I knew he was right, of course he was. He still is. But at least I bit the bullet and admitted that I'm a coward.

At last call Jason shook hands with the other people in the bar and we walked outside. An April rain was falling just enough to make walking to the car an annoying process. He didn't care. "I'm not going to see rain for at least six months, I have to soak it up now. I love this weather..." The rain streaked down his shaved head, snaking over a vein in his temple. He trailed off, turning to me and pretending not to notice that I was walking slower than usual, trying to prolong the moment before I had to let go. Deep down I knew it was good practice for saying goodbye to my brother when he leaves for war, but that didn't really make it any easier. If anything, it made it worse.

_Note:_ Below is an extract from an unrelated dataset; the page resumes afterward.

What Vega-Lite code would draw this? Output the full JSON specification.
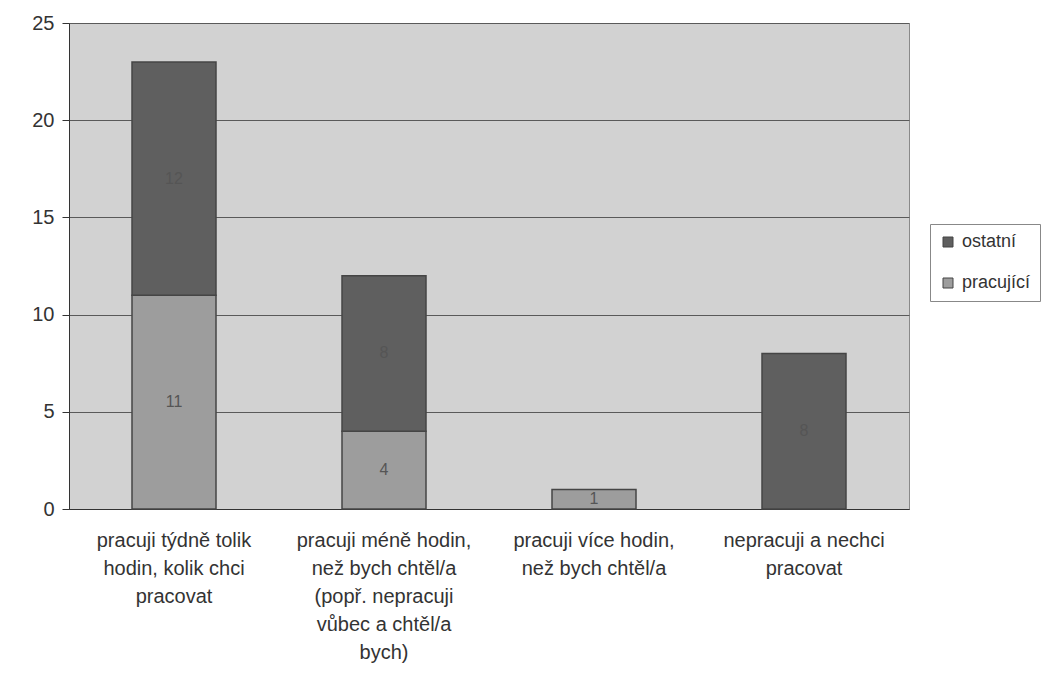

Finally, after an agonizingly slow stroll to my car, we shared a short hug. "Be safe out there," I warned, my words floating thinly through the raindrops.
"Oh, I'll be fine! You know me..."
"Yeah, you're right. I do."

But did I? Do I? This is a stranger who wandered into my life three weeks ago, quickly became a constant, and now is leaving again, just as quick as he came. And he's leaving a mark I won't soon forget.

Oh, wait. That's what I did last year. So the truth is yes, I do know him.

The story has come full-circle and it's only half-finished.